Three days later, Solana’s tweet had notched a hefty 271,000 likes and several thousand comments. The thread sparked an online discussion as to whether dogs should be allowed on planes at all. Some commenters questioned why this particular dog was not in a crate, while other users shared their own experiences flying next to dogs.
And New Times spent two days attempting to verify the story for the edification of you, dear reader.
Solana did not respond to a Twitter-delivered request that he identify the airline and flight number. Nor did he return a phone call requesting he elaborate for the sake of all mankind.
Undeterred, New Times contacted Southwest, Delta, JetBlue, United Airlines, and American Airlines and inquired whether an incident involving a diarrheic bulldog occurred on any of their flights to Miami.
American and United said no such event had transpired on their planes.
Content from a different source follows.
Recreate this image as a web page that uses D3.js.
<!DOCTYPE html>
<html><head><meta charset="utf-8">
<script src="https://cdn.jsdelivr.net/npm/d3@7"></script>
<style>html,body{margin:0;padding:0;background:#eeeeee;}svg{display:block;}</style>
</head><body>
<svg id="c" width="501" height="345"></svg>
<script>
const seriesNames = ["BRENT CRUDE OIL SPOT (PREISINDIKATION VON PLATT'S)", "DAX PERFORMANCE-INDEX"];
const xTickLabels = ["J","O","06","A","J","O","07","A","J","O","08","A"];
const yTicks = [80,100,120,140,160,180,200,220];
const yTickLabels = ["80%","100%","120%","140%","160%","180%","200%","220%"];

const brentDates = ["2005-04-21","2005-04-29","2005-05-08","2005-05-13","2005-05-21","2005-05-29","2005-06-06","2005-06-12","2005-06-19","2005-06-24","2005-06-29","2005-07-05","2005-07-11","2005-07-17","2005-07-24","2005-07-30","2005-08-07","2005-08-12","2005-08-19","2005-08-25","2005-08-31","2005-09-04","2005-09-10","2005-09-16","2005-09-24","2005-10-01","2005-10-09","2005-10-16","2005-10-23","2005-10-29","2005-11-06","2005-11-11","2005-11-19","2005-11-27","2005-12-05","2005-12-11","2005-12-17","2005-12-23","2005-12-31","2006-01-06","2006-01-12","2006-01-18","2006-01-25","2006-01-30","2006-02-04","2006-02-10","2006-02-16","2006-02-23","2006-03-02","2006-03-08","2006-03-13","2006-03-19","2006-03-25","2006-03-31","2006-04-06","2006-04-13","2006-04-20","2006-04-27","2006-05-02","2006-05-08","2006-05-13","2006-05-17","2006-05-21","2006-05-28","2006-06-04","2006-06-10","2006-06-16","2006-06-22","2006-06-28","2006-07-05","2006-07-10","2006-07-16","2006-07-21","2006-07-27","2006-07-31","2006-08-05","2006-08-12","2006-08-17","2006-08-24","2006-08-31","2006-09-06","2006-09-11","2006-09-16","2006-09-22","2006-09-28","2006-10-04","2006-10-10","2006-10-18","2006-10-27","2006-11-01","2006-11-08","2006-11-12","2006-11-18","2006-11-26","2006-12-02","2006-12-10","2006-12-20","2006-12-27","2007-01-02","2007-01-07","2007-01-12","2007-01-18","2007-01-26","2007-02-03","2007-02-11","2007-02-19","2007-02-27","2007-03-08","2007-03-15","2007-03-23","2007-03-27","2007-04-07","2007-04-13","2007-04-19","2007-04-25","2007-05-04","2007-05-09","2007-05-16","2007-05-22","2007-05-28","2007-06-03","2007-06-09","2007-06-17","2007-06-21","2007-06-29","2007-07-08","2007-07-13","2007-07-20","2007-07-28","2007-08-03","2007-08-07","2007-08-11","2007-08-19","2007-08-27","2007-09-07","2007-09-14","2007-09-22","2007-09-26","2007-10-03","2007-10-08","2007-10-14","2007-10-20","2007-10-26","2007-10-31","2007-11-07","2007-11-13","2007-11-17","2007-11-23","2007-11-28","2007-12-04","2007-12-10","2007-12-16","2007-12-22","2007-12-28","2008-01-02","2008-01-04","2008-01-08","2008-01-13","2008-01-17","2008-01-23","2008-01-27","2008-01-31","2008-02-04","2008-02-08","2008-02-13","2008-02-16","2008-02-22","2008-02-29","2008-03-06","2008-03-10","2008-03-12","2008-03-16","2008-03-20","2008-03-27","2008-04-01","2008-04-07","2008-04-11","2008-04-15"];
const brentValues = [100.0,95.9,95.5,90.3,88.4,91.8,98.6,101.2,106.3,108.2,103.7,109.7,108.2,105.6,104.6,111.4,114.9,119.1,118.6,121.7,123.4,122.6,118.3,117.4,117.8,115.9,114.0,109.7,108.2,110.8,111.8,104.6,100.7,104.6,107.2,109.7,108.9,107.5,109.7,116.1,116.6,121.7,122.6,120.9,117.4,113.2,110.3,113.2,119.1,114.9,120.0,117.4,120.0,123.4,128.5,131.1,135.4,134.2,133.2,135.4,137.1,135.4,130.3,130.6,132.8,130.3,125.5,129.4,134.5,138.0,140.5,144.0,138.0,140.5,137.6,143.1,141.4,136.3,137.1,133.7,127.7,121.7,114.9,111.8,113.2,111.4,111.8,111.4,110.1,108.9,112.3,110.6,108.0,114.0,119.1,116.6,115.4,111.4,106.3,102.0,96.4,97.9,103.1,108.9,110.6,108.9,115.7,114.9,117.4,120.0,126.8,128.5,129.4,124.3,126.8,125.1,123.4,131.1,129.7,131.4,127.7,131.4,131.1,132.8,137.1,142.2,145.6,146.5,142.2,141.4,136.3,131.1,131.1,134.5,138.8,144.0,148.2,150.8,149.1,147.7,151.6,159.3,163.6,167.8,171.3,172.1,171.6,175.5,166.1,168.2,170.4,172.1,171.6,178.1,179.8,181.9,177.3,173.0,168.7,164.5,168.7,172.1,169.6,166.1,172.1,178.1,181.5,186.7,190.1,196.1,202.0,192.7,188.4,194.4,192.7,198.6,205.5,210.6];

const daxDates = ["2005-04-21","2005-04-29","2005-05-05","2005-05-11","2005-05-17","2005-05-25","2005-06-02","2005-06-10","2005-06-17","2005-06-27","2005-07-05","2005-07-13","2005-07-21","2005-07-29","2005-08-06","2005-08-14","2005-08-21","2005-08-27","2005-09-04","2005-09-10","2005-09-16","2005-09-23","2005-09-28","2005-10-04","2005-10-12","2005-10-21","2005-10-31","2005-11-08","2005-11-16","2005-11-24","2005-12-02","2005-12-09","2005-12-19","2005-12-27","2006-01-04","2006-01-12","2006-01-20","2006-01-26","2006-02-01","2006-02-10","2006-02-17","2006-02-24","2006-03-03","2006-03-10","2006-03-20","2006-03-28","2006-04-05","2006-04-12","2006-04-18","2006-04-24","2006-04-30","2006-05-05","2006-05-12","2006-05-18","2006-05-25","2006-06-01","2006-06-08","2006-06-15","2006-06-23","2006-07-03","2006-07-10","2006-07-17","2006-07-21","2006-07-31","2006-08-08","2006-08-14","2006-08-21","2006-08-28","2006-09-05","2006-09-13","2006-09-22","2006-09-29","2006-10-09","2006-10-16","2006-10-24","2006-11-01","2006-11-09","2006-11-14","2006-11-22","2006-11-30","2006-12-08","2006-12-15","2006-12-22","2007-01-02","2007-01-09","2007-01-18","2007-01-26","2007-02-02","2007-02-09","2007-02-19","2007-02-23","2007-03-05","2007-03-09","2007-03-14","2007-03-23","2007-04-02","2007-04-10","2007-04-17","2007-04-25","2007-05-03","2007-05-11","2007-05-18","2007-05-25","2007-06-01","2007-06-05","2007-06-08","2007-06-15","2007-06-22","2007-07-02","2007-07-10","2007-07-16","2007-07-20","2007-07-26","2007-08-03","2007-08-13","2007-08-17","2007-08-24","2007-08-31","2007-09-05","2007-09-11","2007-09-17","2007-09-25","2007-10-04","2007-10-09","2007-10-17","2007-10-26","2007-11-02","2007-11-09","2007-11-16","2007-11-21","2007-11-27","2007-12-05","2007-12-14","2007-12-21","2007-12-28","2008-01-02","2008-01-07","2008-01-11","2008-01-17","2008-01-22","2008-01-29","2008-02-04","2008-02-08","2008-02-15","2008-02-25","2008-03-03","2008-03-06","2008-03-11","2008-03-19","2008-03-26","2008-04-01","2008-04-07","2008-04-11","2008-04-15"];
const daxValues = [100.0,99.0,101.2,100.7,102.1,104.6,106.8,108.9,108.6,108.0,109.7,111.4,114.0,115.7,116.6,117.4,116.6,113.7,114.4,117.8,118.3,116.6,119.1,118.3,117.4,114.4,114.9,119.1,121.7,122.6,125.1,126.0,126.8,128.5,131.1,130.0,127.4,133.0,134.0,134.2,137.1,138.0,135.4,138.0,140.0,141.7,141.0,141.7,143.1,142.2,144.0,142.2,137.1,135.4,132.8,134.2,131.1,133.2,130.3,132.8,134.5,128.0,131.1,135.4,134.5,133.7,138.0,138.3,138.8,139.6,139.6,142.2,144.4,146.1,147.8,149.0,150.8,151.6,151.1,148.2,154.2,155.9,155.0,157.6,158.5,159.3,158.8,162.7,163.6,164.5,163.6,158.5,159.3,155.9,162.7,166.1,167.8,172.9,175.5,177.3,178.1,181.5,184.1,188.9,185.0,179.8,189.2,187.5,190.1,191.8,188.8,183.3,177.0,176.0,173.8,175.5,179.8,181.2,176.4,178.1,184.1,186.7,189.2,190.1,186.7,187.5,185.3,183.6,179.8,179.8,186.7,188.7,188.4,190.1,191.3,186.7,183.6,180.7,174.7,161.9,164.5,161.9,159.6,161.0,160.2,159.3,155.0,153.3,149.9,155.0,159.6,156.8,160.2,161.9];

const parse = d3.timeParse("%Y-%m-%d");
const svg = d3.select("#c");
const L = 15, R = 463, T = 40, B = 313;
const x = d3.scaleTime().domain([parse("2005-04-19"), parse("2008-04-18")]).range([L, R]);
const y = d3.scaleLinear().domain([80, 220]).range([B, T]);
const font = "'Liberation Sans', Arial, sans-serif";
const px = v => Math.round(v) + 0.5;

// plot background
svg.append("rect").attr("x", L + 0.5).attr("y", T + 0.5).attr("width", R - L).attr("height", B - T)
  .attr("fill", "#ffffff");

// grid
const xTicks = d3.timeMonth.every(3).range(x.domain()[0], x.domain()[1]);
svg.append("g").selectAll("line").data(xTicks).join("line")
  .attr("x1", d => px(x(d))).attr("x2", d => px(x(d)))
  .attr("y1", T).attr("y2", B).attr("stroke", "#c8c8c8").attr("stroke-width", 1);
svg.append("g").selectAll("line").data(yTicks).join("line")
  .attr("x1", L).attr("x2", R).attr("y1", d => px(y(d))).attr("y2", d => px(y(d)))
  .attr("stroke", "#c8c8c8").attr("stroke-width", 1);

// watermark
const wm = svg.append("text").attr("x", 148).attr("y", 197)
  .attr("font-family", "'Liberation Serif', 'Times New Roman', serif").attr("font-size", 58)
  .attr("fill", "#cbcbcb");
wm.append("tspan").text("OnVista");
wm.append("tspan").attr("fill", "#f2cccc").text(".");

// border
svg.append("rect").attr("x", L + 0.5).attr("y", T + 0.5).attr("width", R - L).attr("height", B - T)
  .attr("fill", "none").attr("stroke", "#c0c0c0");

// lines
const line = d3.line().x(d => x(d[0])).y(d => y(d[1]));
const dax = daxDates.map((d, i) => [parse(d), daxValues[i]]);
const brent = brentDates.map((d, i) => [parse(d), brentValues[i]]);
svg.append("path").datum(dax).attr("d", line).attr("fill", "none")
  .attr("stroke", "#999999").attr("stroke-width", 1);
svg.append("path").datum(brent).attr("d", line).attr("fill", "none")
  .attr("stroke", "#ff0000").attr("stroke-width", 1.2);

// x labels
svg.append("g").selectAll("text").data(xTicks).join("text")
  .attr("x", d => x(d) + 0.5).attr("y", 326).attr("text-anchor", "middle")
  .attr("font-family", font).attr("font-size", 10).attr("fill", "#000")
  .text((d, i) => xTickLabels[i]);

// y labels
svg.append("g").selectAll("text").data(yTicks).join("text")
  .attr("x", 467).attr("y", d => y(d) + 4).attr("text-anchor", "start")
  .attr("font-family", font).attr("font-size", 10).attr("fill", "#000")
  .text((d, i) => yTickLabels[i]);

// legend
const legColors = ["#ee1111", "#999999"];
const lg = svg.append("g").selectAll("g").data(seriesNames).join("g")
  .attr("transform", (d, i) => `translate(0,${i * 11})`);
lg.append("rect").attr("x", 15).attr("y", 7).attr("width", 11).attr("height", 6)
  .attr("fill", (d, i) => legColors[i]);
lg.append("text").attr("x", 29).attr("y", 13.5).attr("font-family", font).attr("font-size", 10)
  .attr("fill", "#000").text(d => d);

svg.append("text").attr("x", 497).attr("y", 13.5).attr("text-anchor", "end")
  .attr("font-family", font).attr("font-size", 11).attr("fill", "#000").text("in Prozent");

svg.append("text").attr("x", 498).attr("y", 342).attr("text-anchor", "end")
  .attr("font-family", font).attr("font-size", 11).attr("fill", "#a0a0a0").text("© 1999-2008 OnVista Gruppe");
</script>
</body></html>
We can only assume the remaining airlines are still investigating.
While Solana’s yarn may sound absurd, Rob Ortiz, who runs the South Florida-based aircraft-detailing company Clean Takeoff, tells New Times in-flight incidents involving excrement aren’t unusual. After hearing Solana’s version of events, Ortiz says the flight attendants followed standard cleaning protocols.
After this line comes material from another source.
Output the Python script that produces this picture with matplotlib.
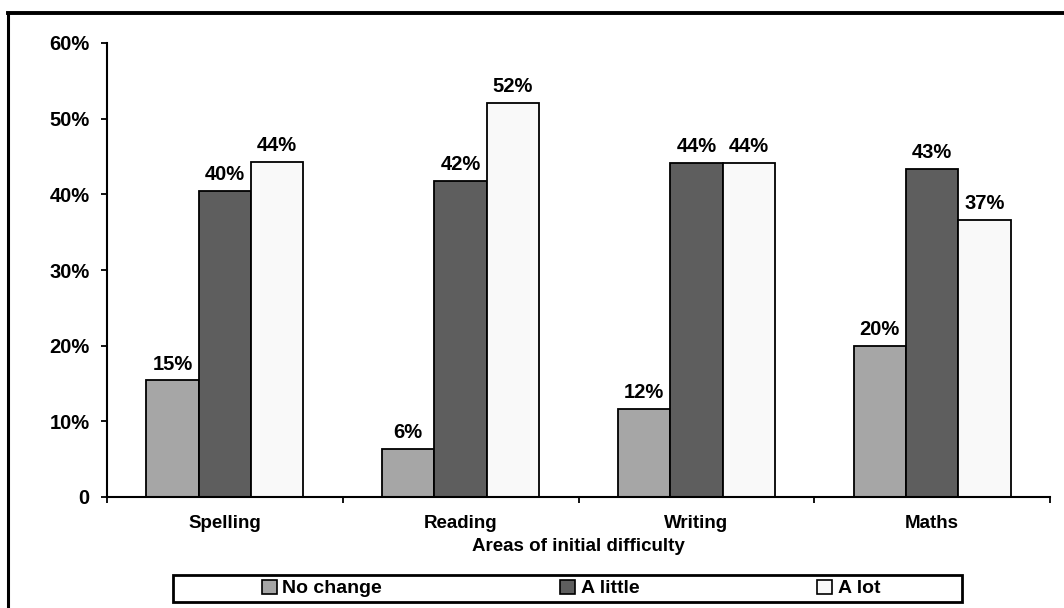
#!/usr/bin/env python3
"""Grouped bar chart: change in areas of initial difficulty."""

import matplotlib
matplotlib.use("Agg")
import matplotlib.pyplot as plt
from matplotlib.lines import Line2D
from matplotlib.patches import Rectangle, Patch
import numpy as np

categories = ["Spelling", "Reading", "Writing", "Maths"]
series_names = ["No change", "A little", "A lot"]
no_change = [15.4, 6.3, 11.6, 20.0]
a_little = [40.4, 41.8, 44.2, 43.4]
a_lot = [44.3, 52.1, 44.2, 36.6]
y_ticks = [0, 10, 20, 30, 40, 50, 60]
y_tick_labels = ["0", "10%", "20%", "30%", "40%", "50%", "60%"]

colors = ["#a6a6a6", "#5e5e5e", "#f9f9f9"]

plt.rcParams["font.family"] = ["Liberation Sans", "DejaVu Sans"]
plt.rcParams["font.weight"] = "bold"

W, H = 1064, 608
fig = plt.figure(figsize=(W / 100, H / 100), dpi=100)
ax = fig.add_axes([107 / W, 1 - 497 / H, (1050 - 107) / W, (497 - 43) / H])

x = np.arange(len(categories))
width = 0.222
for i, (vals, name) in enumerate(zip([no_change, a_little, a_lot], series_names)):
    bars = ax.bar(x + (i - 1) * width, vals, width, color=colors[i],
                  edgecolor="black", linewidth=1.3, label=name, zorder=2)
    for rect, v in zip(bars, vals):
        ax.annotate(f"{v:.0f}%", (rect.get_x() + rect.get_width() / 2, v),
                    xytext=(0, 5), textcoords="offset points",
                    ha="center", va="bottom", fontsize=14.5, fontweight="bold")

ax.set_xlim(-0.5, len(categories) - 0.5)
ax.set_ylim(0, 60)
ax.set_yticks(y_ticks)
ax.set_yticklabels(y_tick_labels)
ax.set_xticks(x)
ax.set_xticklabels(categories)
ax.set_xticks(np.arange(len(categories) + 1) - 0.5, minor=True)

ax.tick_params(axis="y", direction="out", length=4.5, width=1.3, pad=8,
               labelsize=14.5)
ax.tick_params(axis="x", which="major", length=0, pad=13, labelsize=13.5)
ax.tick_params(axis="x", which="minor", direction="out", length=4.5, width=1.3)
for lbl in ax.get_xticklabels() + ax.get_yticklabels():
    lbl.set_fontweight("bold")

for side in ("top", "right"):
    ax.spines[side].set_visible(False)
for side in ("left", "bottom"):
    ax.spines[side].set_linewidth(1.5)

ax.set_xlabel("Areas of initial difficulty", fontsize=13.5, fontweight="bold",
              labelpad=4)

# legend box drawn separately, entries spread across it
fig.add_artist(Rectangle((173 / W, 1 - 602 / H), (962 - 173) / W, 27 / H,
                         transform=fig.transFigure, fill=False,
                         edgecolor="black", linewidth=2))
handles = [Patch(facecolor=c, edgecolor="black", linewidth=1.2) for c in colors]
fig.legend(handles, series_names, ncol=3, mode="expand", frameon=False,
           bbox_to_anchor=(262 / W, 1 - 602 / H, (880 - 262) / W, 27 / H),
           loc="center", borderpad=0, borderaxespad=0,
           handlelength=0.75, handleheight=0.75, handletextpad=0.3,
           prop={"size": 14, "weight": "bold"})

# outer frame around the chart area
fig.add_artist(Line2D([8 / W, 1], [1 - 13 / H, 1 - 13 / H],
                      transform=fig.transFigure, color="black", linewidth=2.8))
fig.add_artist(Line2D([8 / W, 8 / W], [0, 1 - 13 / H],
                      transform=fig.transFigure, color="black", linewidth=2.2))

fig.savefig("out.png", dpi=100)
“It has happened in the past — not exactly the dog running around with the diarrhea,” Ortiz imparts. “But a dog or cat may have an accident on a seat or on the carpet.”
As for the “running around” part, in 2020, airlines placed restrictions on so-called emotional support animals traveling in the aircraft cabin after passengers took to flying with massive dogs and unusual creatures like squirrels and peacocks.
Generally speaking, only trained service dogs are permitted to fly with their owners outside of a carrier nowadays. Depending on the flight, ordinary household pets may be allowed in the flight cabin provided they remain in a carrier, though passengers don’t always follow those rules.
Clean Takeoff’s Ortiz notes that animals aren’t the only ones to have accidents on planes. He says his company has had to clean planes after turbulence caused frightened passengers to suddenly urinate.
Some bulldog breeds have a predisposition to severe colon inflammation, though there’s no word on what caused the alleged inflight incident.
If a bulldog with diarrhea did indeed soil Solana’s boyfriend, it may have due to an irritable bowel, or something the animal ate. Or maybe the dog was just a nervous flier. It happens to the best of us.